Human rights activists termed her death an act of honour killing and pursued a case against the family in the Peshawar High Court. The court ordered the Hazara police chief to re-investigate the case on December 23, 2011 and initiate a departmental inquiry against police officials within 30 days.

On the orders of the high court, the girl’s body was exhumed and the autopsy report confirmed that she was shot at and killed. During investigation, one of her uncles, Aftab Shah, confessed to have accidently shot the girl while he was cleaning his pistol. He was sent to Haripur jail on judicial remand.

The family had initially claimed that the girl accidently shot herself while cleaning a pistol. However, the petitioners claimed that she was killed by her cousin, on her father’s request, for asking a boy she was in love with to marry her without her family’s consent.

The boy’s family, reportedly, had sent her back home the same evening with the promise of sending a proposal to her family later. The petitioners had claimed that the police closed the case in connivance with the family and concealed facts pertaining to her murder.

Source: The Express Tribune

Education needed to curb honour killings, say experts

SHIKARPUR: Speakers emphasised the need for education for all and implementation of the law enacted by the government treating the “honour killing” as equivalent to murder, as the way to curb this crime.

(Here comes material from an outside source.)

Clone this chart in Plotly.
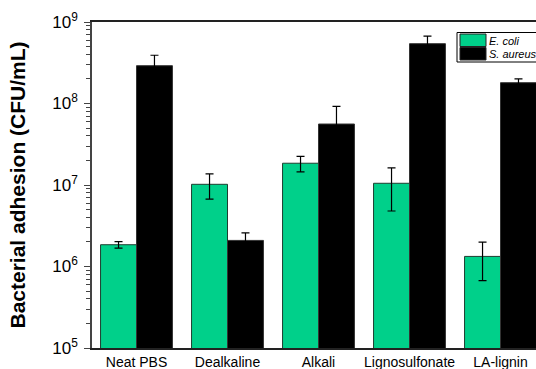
import plotly.graph_objects as go

categories = ["Neat PBS", "Dealkaline", "Alkali", "Lignosulfonate", "LA-lignin"]
ecoli = [1.85e6, 1.02e7, 1.85e7, 1.05e7, 1.33e6]
ecoli_err = [0.17e6, 0.35e7, 0.4e7, 0.57e7, 0.66e6]
saureus = [2.91e8, 2.09e6, 5.6e7, 5.42e8, 1.8e8]
saureus_err = [1.0e8, 0.5e6, 3.6e7, 1.3e8, 2.0e7]
series_names = ["E. coli", "S. aureus"]
series_colors = ["#00D08A", "black"]

yticks = [1e5, 1e6, 1e7, 1e8, 1e9]
yticktext = ["10<sup>5</sup>", "10<sup>6</sup>", "10<sup>7</sup>", "10<sup>8</sup>", "10<sup>9</sup>"]
minor_vals = [m * 10**e for e in range(5, 9) for m in range(2, 10)]

FONT = "Arial, Liberation Sans, sans-serif"
W, H = 536, 369
ML, MR, MT, MB = 92, 0, 22, 21
PW, PH = W - ML - MR, H - MT - MB

def px(x):
    return (x - ML) / PW

def py(y):
    return (H - MB - y) / PH

fig = go.Figure()
fig.add_trace(go.Bar(
    x=categories, y=ecoli, name=series_names[0], showlegend=False,
    marker=dict(color=series_colors[0], line=dict(color="#1e3d30", width=1)),
    error_y=dict(type="data", array=ecoli_err, visible=True, color="black", thickness=1.2, width=4),
))
fig.add_trace(go.Bar(
    x=categories, y=saureus, name=series_names[1], showlegend=False,
    marker=dict(color=series_colors[1], line=dict(color="#333", width=1)),
    error_y=dict(type="data", array=saureus_err, visible=True, color="black", thickness=1.2, width=4),
))

# custom legend (box + swatches + italic labels)
shapes = [dict(type="rect", xref="paper", yref="paper", x0=px(457), x1=px(560), y0=py(62), y1=py(32.5),
               line=dict(color="black", width=1), fillcolor="white", layer="above")]
annotations = []
rows = [(34, 46.5, 40.5), (47.5, 60, 53.5)]
for (y0, y1, yc), name, col in zip(rows, series_names, series_colors):
    shapes.append(dict(type="rect", xref="paper", yref="paper", x0=px(460), x1=px(486), y0=py(y1), y1=py(y0),
                       line=dict(color="#222", width=1), fillcolor=col, layer="above"))
    annotations.append(dict(xref="paper", yref="paper", x=px(487), y=py(yc), xanchor="left", yanchor="middle",
                            text=f"<i>{name}</i>", showarrow=False, font=dict(size=11, family=FONT, color="black")))

fig.update_layout(
    width=W, height=H,
    margin=dict(l=ML, r=MR, t=MT, b=MB, autoexpand=False),
    barmode="group", bargap=0.21, bargroupgap=0,
    plot_bgcolor="white", paper_bgcolor="white",
    font=dict(family=FONT, color="black"),
    showlegend=False,
    shapes=shapes, annotations=annotations,
    xaxis=dict(
        automargin=False,
        range=[-0.489, 4.39], showline=True, linecolor="#222", linewidth=1.5,
        mirror=True, ticks="", tickfont=dict(size=14, family=FONT),
        showgrid=False,
    ),
    yaxis=dict(
        automargin=False,
        type="log", range=[5, 9], showline=True, linecolor="#444", linewidth=1.5,
        tickmode="array", tickvals=yticks, ticktext=yticktext,
        ticks="outside", ticklen=6, tickcolor="#444", tickwidth=1.2,
        tickfont=dict(size=17, family=FONT), ticklabelstandoff=3,
        minor=dict(tickmode="array", tickvals=minor_vals, ticks="outside", ticklen=4, tickcolor="#444", tickwidth=1),
        showgrid=False,
        title=dict(text="<b>Bacterial adhesion (CFU/mL)</b>", font=dict(size=21, family=FONT), standoff=21),
    ),
)

fig.write_html("out.html", config={"displayModeBar": False},
               post_script="document.body.style.margin='0';")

The speakers also called for award of punishment of death to the accused involved in honour killing, while addressing a seminar on “Honour killing, early age marriage and Sang Chatti,” organised by NGO Megnate, in collaboration with Aurat Foundation, Kainat Development Association and the USAID here at Sheikh Ayaz Hall of Shikarpur Press Club on Tuesday.

Dr Irshad presided over the function. Besides Dr Irshad, others who spoke on the occasion, include Ahmed Bakhsh Channa, Waheed Mohsin, Anwar Mahar, Abdul Sami Bilali, Sodho James, Abdul Haleem Mahar, Saeed Ahmad Soomro, Azizullah Bhutto and Ghulam Qadir Mahar. The speakers also called for instituting a law to stop the bad tradition of solemnising marriages of male and female persons ahead of their age of maturity.

Source: The News

Man who killed nephew over ‘affair’ with wife held

Karachi: Police on Tuesday arrested a man and exhumed the body of his nephew whom he had allegedly killed after learning that he was having an affair with his wife.

During the interrogation after his arrest, Noor Jaleel confessed to killing his 25-year-old nephew, Shah Nawaz, son of Ishaq, December 5, 2011, and then burying him in his factory quarters.

Acting on information he provided, the New Karachi Industrial Area police raided the factory and exhumed the body, which was taken to the Abbasi Shaheed Hospital for an autopsy.

According to the police, Jaleel was a watchman in the factory and lived in the quarters with his wife and nephew. When Nawaz’s father Ishaq did not hear from his son for a long time, he came to the city to inquire about him. Jaleel told Ishaq that his son had been missing and he had filed a complaint at the police station.

Two days back, Noor’s wife disclosed­ to the police that her husband had killed Nawaz. The accused admitted that he killed his nephew.